Print, word for word, every line from the beginning of the listing up to and including the line with "1000,1585,2512,3981,6310,10000,15850,25120,39810,63100,100000];". Pictures are to be excluded.

══ DATA EXTRACT

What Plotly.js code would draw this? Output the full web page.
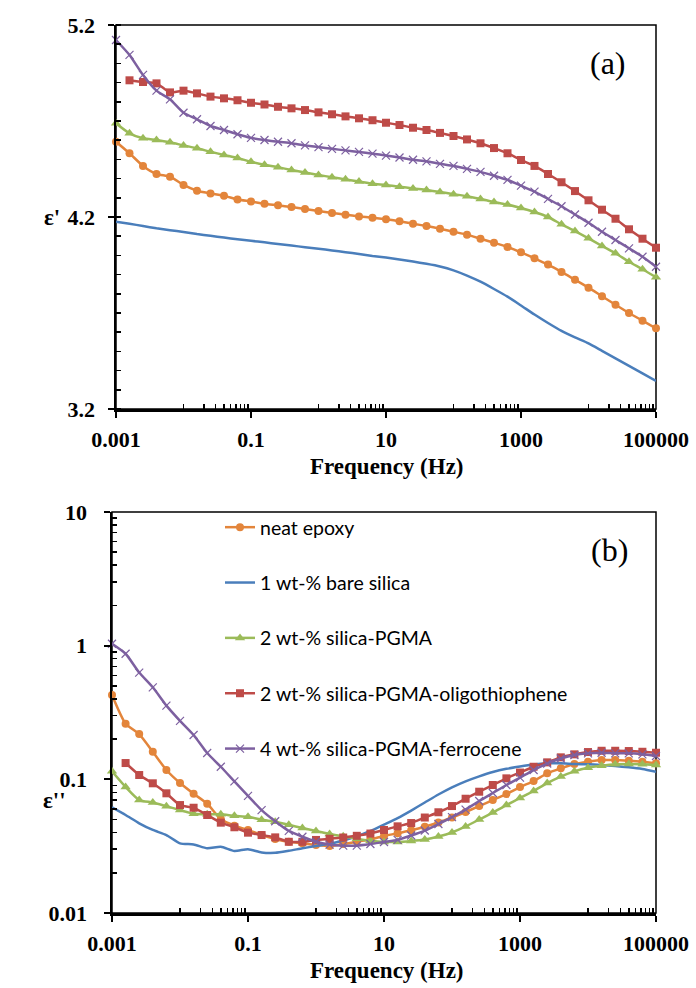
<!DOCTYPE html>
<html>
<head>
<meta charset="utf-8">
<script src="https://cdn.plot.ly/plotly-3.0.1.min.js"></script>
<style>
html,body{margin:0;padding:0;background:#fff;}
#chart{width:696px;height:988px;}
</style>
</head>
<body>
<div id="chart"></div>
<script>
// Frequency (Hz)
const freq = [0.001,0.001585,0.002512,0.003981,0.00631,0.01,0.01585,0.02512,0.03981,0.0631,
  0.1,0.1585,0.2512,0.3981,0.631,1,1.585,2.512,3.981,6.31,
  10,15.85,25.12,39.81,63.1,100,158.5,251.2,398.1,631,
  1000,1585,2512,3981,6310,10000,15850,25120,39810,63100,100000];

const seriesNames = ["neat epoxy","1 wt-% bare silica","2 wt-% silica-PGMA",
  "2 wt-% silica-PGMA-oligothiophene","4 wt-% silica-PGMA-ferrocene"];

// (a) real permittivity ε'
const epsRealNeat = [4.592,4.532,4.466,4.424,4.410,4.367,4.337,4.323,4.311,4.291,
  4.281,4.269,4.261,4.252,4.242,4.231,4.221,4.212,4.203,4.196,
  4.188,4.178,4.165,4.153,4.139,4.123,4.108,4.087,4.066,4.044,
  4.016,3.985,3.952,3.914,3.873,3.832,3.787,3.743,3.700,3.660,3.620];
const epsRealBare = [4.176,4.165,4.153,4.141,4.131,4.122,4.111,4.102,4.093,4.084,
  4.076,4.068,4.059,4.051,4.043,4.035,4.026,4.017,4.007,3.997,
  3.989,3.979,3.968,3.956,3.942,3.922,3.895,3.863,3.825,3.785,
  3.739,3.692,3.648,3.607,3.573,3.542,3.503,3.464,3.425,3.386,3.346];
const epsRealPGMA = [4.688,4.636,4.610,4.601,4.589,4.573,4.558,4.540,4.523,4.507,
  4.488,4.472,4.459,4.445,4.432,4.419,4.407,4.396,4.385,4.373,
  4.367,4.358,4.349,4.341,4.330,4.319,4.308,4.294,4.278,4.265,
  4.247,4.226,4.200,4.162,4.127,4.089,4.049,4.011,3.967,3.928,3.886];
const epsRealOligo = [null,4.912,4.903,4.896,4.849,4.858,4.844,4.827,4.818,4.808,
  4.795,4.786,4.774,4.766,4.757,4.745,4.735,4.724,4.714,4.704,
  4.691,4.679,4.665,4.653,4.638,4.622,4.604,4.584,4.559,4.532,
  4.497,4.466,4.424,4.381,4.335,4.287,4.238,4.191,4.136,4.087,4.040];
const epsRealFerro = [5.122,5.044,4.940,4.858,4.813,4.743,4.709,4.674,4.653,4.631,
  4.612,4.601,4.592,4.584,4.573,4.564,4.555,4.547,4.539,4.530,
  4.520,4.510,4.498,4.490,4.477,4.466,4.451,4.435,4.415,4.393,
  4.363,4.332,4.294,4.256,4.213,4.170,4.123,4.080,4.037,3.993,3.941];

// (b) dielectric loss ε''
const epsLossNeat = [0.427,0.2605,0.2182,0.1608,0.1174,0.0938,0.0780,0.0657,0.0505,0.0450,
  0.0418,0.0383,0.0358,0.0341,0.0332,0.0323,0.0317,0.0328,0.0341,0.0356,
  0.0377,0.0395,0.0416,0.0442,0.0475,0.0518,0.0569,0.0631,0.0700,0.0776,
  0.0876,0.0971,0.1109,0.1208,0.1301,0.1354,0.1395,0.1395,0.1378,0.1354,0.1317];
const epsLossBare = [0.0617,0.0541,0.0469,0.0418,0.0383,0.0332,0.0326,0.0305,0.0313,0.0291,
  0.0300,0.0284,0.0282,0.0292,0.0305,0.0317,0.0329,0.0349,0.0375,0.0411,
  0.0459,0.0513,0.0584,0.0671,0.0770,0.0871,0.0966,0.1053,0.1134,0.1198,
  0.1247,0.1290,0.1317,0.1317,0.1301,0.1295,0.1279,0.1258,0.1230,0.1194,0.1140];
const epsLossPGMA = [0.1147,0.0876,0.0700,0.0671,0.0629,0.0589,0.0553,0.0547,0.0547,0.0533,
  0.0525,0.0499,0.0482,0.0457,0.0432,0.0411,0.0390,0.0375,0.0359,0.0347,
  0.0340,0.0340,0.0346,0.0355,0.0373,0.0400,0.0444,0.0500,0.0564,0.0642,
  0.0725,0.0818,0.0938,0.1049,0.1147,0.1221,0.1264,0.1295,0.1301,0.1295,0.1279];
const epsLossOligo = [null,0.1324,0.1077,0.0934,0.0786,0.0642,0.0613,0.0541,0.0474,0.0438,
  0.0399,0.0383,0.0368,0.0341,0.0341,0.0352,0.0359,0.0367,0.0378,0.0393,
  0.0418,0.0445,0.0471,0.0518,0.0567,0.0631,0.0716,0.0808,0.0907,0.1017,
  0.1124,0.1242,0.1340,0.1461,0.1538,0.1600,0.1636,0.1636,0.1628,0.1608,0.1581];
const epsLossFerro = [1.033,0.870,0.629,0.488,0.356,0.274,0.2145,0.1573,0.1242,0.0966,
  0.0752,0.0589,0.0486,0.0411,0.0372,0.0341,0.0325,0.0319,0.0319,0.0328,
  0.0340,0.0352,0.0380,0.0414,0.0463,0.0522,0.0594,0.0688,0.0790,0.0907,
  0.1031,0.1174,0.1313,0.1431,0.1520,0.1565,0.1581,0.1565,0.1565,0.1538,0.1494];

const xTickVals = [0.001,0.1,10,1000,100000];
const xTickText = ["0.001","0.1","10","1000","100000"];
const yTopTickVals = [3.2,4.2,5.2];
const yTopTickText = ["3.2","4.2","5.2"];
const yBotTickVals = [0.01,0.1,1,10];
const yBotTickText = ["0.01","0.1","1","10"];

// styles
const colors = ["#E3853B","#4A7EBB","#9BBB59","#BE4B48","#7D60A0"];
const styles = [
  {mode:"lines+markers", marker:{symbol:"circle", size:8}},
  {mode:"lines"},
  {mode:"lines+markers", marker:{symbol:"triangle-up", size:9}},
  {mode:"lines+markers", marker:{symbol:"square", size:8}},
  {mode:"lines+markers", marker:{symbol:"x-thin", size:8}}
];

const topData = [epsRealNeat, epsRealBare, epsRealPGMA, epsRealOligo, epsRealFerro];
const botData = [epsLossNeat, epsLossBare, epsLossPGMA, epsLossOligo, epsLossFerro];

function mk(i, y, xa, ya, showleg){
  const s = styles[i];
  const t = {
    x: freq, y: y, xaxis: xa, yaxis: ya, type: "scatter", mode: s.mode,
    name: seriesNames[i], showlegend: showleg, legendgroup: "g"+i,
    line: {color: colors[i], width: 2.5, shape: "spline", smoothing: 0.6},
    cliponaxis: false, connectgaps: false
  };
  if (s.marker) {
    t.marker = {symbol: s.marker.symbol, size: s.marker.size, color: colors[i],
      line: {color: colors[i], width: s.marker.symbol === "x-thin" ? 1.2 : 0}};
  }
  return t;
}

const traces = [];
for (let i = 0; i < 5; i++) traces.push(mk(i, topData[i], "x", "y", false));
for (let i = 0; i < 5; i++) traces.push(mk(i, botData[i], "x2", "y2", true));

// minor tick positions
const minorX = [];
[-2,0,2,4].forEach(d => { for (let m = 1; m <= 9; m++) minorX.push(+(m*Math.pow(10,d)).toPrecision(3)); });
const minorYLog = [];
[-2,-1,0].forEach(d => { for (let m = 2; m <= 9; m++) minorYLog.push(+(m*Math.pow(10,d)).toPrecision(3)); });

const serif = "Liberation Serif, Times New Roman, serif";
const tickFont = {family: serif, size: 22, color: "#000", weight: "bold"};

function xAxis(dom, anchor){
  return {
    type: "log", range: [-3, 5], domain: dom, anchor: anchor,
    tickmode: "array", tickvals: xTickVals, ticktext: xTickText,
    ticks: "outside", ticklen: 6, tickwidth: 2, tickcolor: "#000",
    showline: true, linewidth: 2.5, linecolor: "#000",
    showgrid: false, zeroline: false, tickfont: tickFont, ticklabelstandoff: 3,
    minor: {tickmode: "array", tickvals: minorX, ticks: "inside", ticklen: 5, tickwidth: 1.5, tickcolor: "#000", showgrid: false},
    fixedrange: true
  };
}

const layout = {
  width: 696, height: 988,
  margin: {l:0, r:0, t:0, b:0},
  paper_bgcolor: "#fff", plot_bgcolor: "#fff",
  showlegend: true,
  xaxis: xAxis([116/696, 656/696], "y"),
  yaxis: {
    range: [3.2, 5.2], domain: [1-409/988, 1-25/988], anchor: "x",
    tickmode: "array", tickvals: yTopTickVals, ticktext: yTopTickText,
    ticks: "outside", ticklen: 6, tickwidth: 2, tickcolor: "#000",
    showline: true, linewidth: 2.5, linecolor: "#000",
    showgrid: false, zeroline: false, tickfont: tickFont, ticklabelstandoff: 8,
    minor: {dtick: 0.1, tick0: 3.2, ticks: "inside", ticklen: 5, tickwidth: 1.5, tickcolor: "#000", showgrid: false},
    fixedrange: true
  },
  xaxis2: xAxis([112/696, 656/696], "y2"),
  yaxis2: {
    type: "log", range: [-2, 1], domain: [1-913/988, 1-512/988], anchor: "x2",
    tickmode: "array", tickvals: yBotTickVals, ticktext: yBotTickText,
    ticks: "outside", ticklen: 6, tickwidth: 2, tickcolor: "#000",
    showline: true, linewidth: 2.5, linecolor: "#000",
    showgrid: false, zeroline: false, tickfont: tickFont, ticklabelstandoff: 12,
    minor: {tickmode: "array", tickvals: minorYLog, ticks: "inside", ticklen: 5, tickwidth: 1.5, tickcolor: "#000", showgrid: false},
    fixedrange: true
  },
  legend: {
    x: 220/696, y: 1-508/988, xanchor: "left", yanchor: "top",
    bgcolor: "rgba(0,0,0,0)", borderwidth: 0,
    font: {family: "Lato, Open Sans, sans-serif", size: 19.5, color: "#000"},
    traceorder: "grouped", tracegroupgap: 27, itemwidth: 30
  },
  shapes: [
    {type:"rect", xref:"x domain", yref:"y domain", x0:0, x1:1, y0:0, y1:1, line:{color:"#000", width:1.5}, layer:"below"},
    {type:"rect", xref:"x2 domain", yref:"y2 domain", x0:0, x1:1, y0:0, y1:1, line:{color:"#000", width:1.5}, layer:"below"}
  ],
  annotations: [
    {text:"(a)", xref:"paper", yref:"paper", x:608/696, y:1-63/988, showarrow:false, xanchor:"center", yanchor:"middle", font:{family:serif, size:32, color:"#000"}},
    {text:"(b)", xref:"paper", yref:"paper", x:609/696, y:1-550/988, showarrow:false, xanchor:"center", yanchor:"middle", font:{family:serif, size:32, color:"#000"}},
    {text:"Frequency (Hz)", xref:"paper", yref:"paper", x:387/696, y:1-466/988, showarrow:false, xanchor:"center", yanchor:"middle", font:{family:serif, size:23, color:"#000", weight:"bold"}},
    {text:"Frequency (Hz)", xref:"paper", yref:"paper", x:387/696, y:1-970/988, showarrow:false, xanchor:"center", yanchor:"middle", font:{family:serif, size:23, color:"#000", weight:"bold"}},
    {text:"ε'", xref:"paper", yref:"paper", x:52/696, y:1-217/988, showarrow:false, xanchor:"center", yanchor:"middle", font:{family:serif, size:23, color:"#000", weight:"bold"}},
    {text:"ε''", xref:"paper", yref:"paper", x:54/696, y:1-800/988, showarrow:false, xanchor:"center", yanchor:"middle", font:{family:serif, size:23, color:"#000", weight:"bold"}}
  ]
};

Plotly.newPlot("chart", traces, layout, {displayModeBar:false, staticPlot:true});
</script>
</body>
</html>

════

## ANSWER TO THE EXERCISE:
What Plotly.js code would draw this? Output the full web page.
<!DOCTYPE html>
<html>
<head>
<meta charset="utf-8">
<script src="https://cdn.plot.ly/plotly-3.0.1.min.js"></script>
<style>
html,body{margin:0;padding:0;background:#fff;}
#chart{width:696px;height:988px;}
</style>
</head>
<body>
<div id="chart"></div>
<script>
// Frequency (Hz)
const freq = [0.001,0.001585,0.002512,0.003981,0.00631,0.01,0.01585,0.02512,0.03981,0.0631,
  0.1,0.1585,0.2512,0.3981,0.631,1,1.585,2.512,3.981,6.31,
  10,15.85,25.12,39.81,63.1,100,158.5,251.2,398.1,631,
  1000,1585,2512,3981,6310,10000,15850,25120,39810,63100,100000];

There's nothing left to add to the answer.